ROSE RADIOLOGY CENTERS, INC., a/a/o ANGELO CIANCIATTO, Plaintiff, vs. STATE FARM MUTUAL AUTOMOBILE INSURANCE COMPANY, Defendant. County Court, 13th Judicial Circuit in and for Hillsborough County, Civil Division. Case No. 04-13647, Division H. March 1, 2006. Cheryl Thomas, Judge. Counsel: Kimberly A. Sandefer, Gale L. Young, P.A., Tampa. Arthur Liebling.

ORDER ON DEFENDANT’S THIRD AMENDED MOTION FOR FINAL SUMMARY JUDGMENT, ORIN THE ALTERNATIVE, MOTION FOR SUMMARY DISPOSITION AND MEMORANDUM OF LAW

THIS CAUSE, having come on before this Court on February 6, 2006, upon the Defendant’s Third Amended Motion For Final Summary Judgment, Or In The Alternative, Motion For Summary Disposition And Memorandum Of Law, and the Court having heard argument of counsel for the respective parties, and being otherwise duly advised in the premises, it is hereby

ORDERED AND ADJUDGED as follows:

1. As to the first argument, the Court agrees with Defendant that if the charges submitted to a PIP insurer for MRI services exceed the amounts set forth in Florida Statutes § 627.736(5)(b)(5), then said charges are unreasonable and the insurer is not required to pay said charges. The Court finds that the charges in this case were unreasonable as they exceeded the amounts set forth in Florida Statutes § 627.736(5)(b)(5). Therefore, Defendant’s Third Amended Motion For Final Summary Judgment is GRANTED as to the first argument.

2. As to the second argument on the satisfaction of the condition precedent of a demand letter, the Court finds that the charges for the MRI services at issue in this matter exceeded the amounts set forth in Florida Statutes § 627.736(5)(b)(5).
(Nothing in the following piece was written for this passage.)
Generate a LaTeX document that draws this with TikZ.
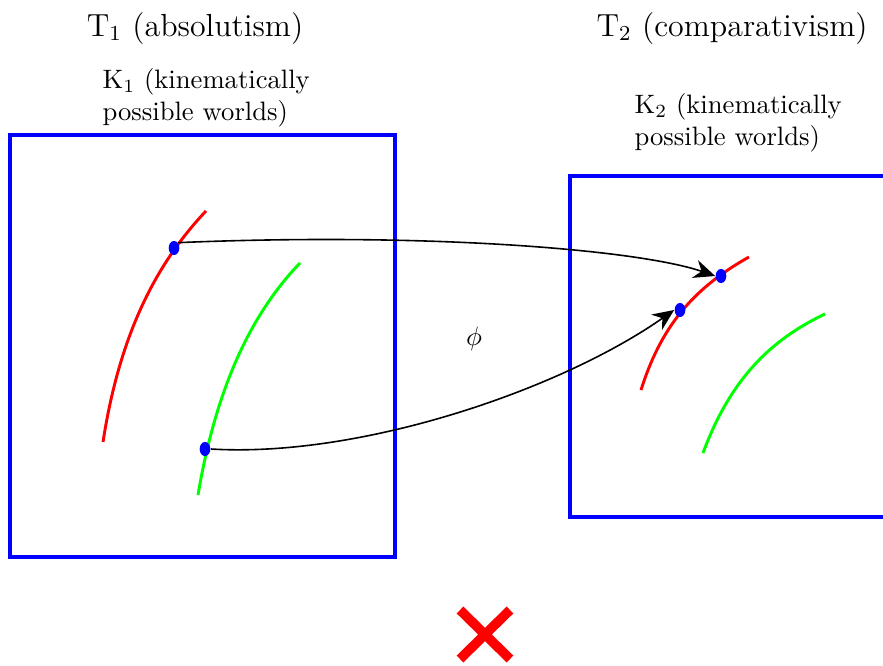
\documentclass[tikz,border=0pt]{standalone}
\usetikzlibrary{shapes.geometric,arrows.meta}

\tikzset{
  kbox/.style={blue, line width=1.2pt},
  world/.style={line width=1.1pt},
  dot/.style={ellipse, fill=blue, inner sep=0pt, minimum width=4pt, minimum height=5.3pt},
  title/.style={font=\large, anchor=base},
  klabel/.style={align=left, anchor=north west, inner sep=0pt},
  mapto/.style={black, line width=0.6pt, -{Stealth[length=8pt, width=7pt]}}
}

\begin{document}
\begin{tikzpicture}[x=0.0132cm, y=-0.0132cm]
  \useasboundingbox (0,0) rectangle (883,665);

  % --- Titulos ---
  \node[title] (t1) at (195,36) {T$_1$ (absolutism)};
  \node[title] (t2) at (732,36) {T$_2$ (comparativism)};

  % --- Cajas K1, K2 ---
  \draw[kbox] (10,135) rectangle (395,557);
  \draw[kbox] (895,176) -- (570,176) -- (570,517) -- (895,517);
  \node[klabel] (k1) at (102,68) {K$_1$ (kinematically\\possible worlds)};
  \node[klabel] (k2) at (634,93) {K$_2$ (kinematically\\possible worlds)};

  % --- Curvas en K1 ---
  \draw[world, red]   (103,442) .. controls (118,345) and (150,270) .. (206,211);
  \draw[world, green] (198,495) .. controls (214,400) and (245,320) .. (300,263);

  % --- Curvas en K2 ---
  \draw[world, red]   (641,390) .. controls (660,330) and (690,290) .. (749,257);
  \draw[world, green] (703,453) .. controls (730,380) and (770,340) .. (825,314);

  % --- Puntos ---
  \node[dot] (a1) at (174,248) {};
  \node[dot] (a2) at (205,449) {};
  \node[dot] (b1) at (721,276) {};
  \node[dot] (b2) at (680,310) {};

  % --- Aplicacion phi ---
  \draw[mapto] (a1.north east) .. controls (430,232) and (640,250) .. (b1.west);
  \draw[mapto] (a2.east) .. controls (360,458) and (560,390) .. (b2.west);
  \node (phi) at (474,339) {$\phi$};

  % --- Cruz ---
  \draw[red, line width=3.6pt] (460,610) -- (510,659) (510,610) -- (460,659);

\end{tikzpicture}
\end{document}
The Court further finds there is no requirement set forth in § 627.736 Florida Statutes that requires an insurer to make a determination as to what amount and what is to be paid for the services/treatment in order to satisfy Plaintiff’s demand. The Court further finds that in this case, the demand letter demanded payment for charges in excess of § 627.736(5)(b)(5) and that Defendant is not required to make any payment for the services rendered on April 1, 2002. Therefore, Defendant’s second argument of its Third Amended Motion For Final Summary Judgment is GRANTED.

3. The Court reserves jurisdiction to determine Defendant’s entitlement to attorney’s fees and costs, as to the first and second arguments of Defendant’s Third Amended Motion For Final Summary Judgment, Or In The Alternative, Motion For Summary Disposition And Memorandum Of Law.

4. Arguments have not yet been brought before the Court as to the third argument set forth in Defendant’s Third Amended Motion For Final Summary Judgment, Or In The Alternative, Motion For Summary Disposition And Memorandum Of Law. The third argument shall be addressed before the Court at a later hearing date.